DragonFly kernel List (threaded) for 2008-01
Re: Naive HAMMER question
Matthew Dillon wrote:
:Just had a fight with ext3fs/FreeBSD/Win2K running on the same
:computer with not-fully-cp866-compliant Ukrainian filenames.
:The problem is old enough and several approaches are known, most of
:them are local fs oriented (like "just use the same charset
:everywhere"). But HAMMER is network/cluster/multisystem oriented, so
:different charsets are in use on different nodes, or even different
:users requires different charsets at the same time even locally.
:So, answer please these couple of questions:
:1. Will HAMMER carry any charset/language info for non-ASCII filenames?
:2. Will it map on-disk names to user-defined charset in any way?
:I'd preffer having UTF8 names on-disk (at least it will work for me
:and most of other people, I think).
:Upper layers could specify their one-byte charsets if needed and
:provide names translation on their own.
:PS. I'm not an expert on FS/i18n issues.

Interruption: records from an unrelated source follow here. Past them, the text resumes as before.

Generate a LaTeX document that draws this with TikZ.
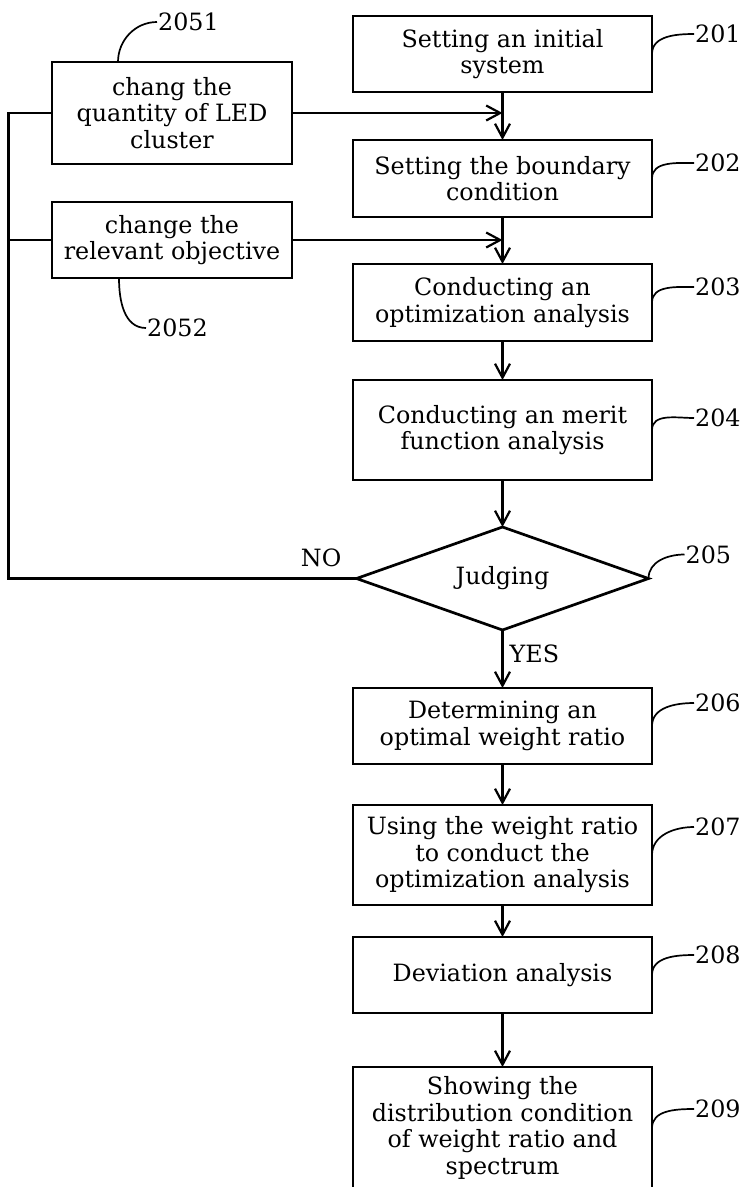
\documentclass[tikz,border=0pt]{standalone}
\usepackage{fontspec}
\setmainfont{DejaVu Serif}
\usetikzlibrary{arrows.meta,positioning,shapes.geometric}

\begin{document}
\begin{tikzpicture}[
  x=1pt,y=1pt,
  node distance=48pt,
  every node/.style={font=\fontsize{23.8}{26.5}\selectfont},
  box/.style={draw,line width=2.7pt,outer sep=0pt,minimum width=299pt,minimum height=76pt,inner sep=4pt,align=center},
  sidebox/.style={box,minimum width=240pt},
  judge/.style={draw,diamond,aspect=2.8,line width=2.7pt,outer sep=0pt,minimum width=292pt,minimum height=103pt,inner sep=0pt},
  lbl/.style={inner sep=1pt},
  ar/.style={-{Straight Barb[length=14pt,width=15pt]},line width=2.2pt},
  ln/.style={line width=2.2pt},
  lead/.style={line width=1.7pt}
]
\useasboundingbox (0,0) rectangle (749,-1187);
% main column
\node[box] (b201) at (502.5,-54) {Setting an initial\\system};
\node[box,below=48pt of b201,minimum height=77pt] (b202) {Setting the boundary\\condition};
\node[box,below=47pt of b202,minimum height=77pt] (b203) {Conducting an\\optimization analysis};
\node[box,below=39pt of b203,minimum height=100pt] (b204) {Conducting an merit\\function analysis};
\node[judge,below=47pt of b204] (dia) {Judging};
\node[box,below=58pt of dia] (b206) {Determining an\\optimal weight ratio};
\node[box,below=41pt of b206,minimum height=100pt] (b207) {Using the weight ratio\\to conduct the\\optimization analysis};
\node[box,below=32pt of b207] (b208) {Deviation analysis};
\node[box,below=54pt of b208,minimum height=122pt] (b209) {Showing the\\distribution condition\\of weight ratio and\\spectrum};
% side boxes
\node[sidebox,left=61pt of b201,yshift=-59pt,minimum height=102pt] (b2051) {chang the\\quantity of LED\\cluster};
\node[sidebox,below=38pt of b2051] (b2052) {change the\\relevant objective};

\draw[ar] (b201) -- (b202);
\draw[ar] (b202) -- (b203);
\draw[ar] (b203) -- (b204);
\draw[ar] (b204) -- (dia);
\draw[ar] (dia) -- (b206);
\draw[ar] (b206) -- (b207);
\draw[ar] (b207) -- (b208);
\draw[ar] (b208) -- (b209);
\draw[ar] (b2051.east) -- (b2051.east -| b201.south);
\draw[ar] (b2052.east) -- (b2052.east -| b202.south);

% loop back
\draw[ln] (dia.west) -- ++(-348,0) coordinate (fb) |- (b2051.west);
\draw[ln] (b2052.west) -- (b2052.west -| fb);
\node[lbl,above left=10pt and 14pt of dia.west] (no) {NO};
\node[lbl,below right=14pt and 6pt of dia.south] (yes) {YES};

% reference numbers
\node[lbl,right=42pt of b201.east,yshift=20pt] (l201) {201};
\node[lbl,right=42pt of b202.east,yshift=15.5pt] (l202) {202};
\node[lbl,right=42pt of b203.east,yshift=15.5pt] (l203) {203};
\node[lbl,right=42pt of b204.east,yshift=12pt] (l204) {204};
\node[lbl,right=36pt of dia.east,yshift=24pt] (l205) {205};
\node[lbl,right=42pt of b206.east,yshift=23pt] (l206) {206};
\node[lbl,right=42pt of b207.east,yshift=28pt] (l207) {207};
\node[lbl,right=42pt of b208.east,yshift=20pt] (l208) {208};
\node[lbl,right=42pt of b209.east,yshift=19pt] (l209) {209};
\node[lbl,anchor=west] (l2051) at ([xshift=105pt,yshift=40pt]b2051.north west) {2051};
\node[lbl,anchor=west] (l2052) at ([xshift=94pt,yshift=-50pt]b2052.south west) {2052};

\draw[lead] (b201.east) to[out=90,in=180] (l201.west);
\draw[lead] (b202.east) to[out=90,in=180] (l202.west);
\draw[lead] (b203.east) to[out=90,in=180] (l203.west);
\draw[lead] (b204.east) to[out=90,in=180] (l204.west);
\draw[lead] (dia.east) to[out=90,in=180] (l205.west);
\draw[lead] (b206.east) to[out=90,in=180] (l206.west);
\draw[lead] (b207.east) to[out=90,in=180] (l207.west);
\draw[lead] (b208.east) to[out=90,in=180] (l208.west);
\draw[lead] (b209.east) to[out=90,in=180] (l209.west);
\draw[lead] ([xshift=66pt]b2051.north west) to[out=90,in=180] (l2051.west);
\draw[lead] ([xshift=67pt]b2052.south west) to[out=-90,in=180] (l2052.west);
\end{tikzpicture}
\end{document}
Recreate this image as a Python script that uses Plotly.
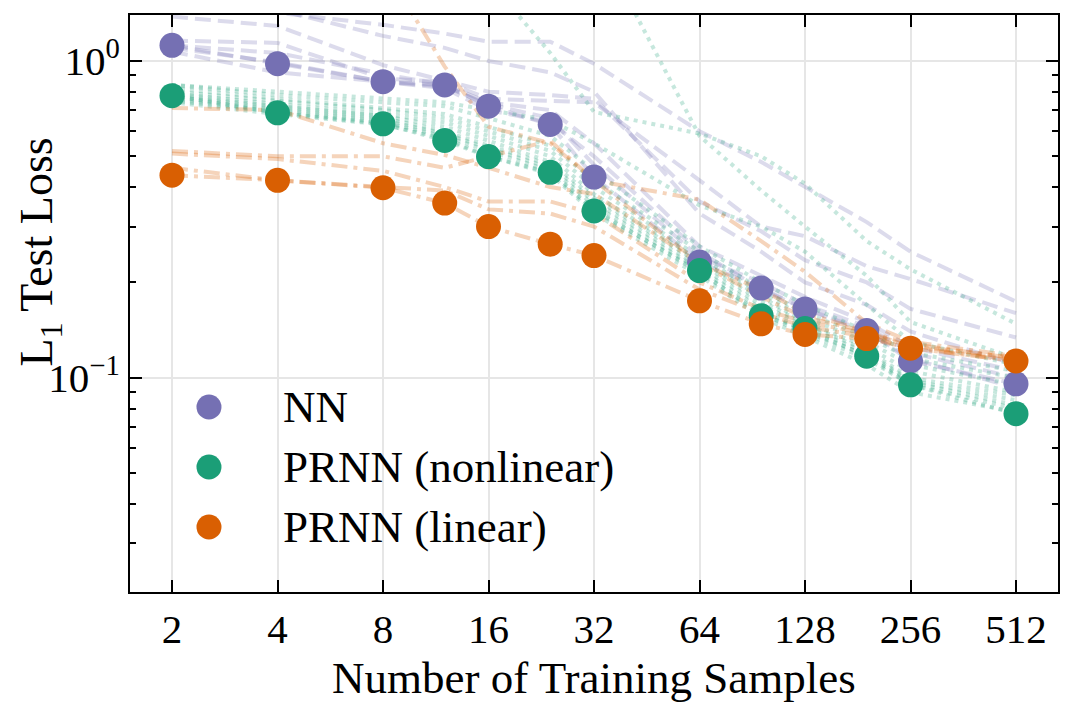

My personal opinion is that the kernel should be responsible for
filename translation rather than the filesystem. HAMMER just sees
a character string, it doesn't know or care what format it is in.
Heavily dependent on UTF-8 (and several Chinese encodings) here - I'd
take that a step further towards isolation/agnosticism, and place the
burden on the userland application - not the kernel ro the fs at all.
(as seems to have been the *BSD 'way')
Ultimately I think UTF8 has to be used for maximum compatibility.
When I look at a UTF-8 titled Chinese-named file in, for example OS X
'Finder' - it shows the correct Chinese characters.
'ls' in a CLI show 'XXX' escaped sequences for the same file.
I prefer that minor nuisance because it tells me that the all-important
OS and fs are not making *potentially wrong* guesses - just sticking
with binary is binary.
Much less risk of damage if a browser or editor gets it wrong than if
the fs or kernel get it wrong, as they can simply be optioned or
configured otherwise. IOW - it is display conversion, not source conversion.
grep and friends can, of course, be a PITA, but cut n' paste in a
half-smart terminal window seems to make the conversion to '\xxx' just
fine (though not always the reverse...).
The issue is not specifically addressed in DragonFly (UTF8 is kinda
a cop-out but I still think its better then using UTF16 or UTF32).
More 'effective compromise' than cop-out.
UTF-8's great advantage is that it doesn't much intrude when one sticks
with plain ASCII or any of the several common encodings based on same.
UTF-16 thus seems to have fallen into the gap. Not widely seen in the wild.
As to UTF-32. Does *anyone* actually use it?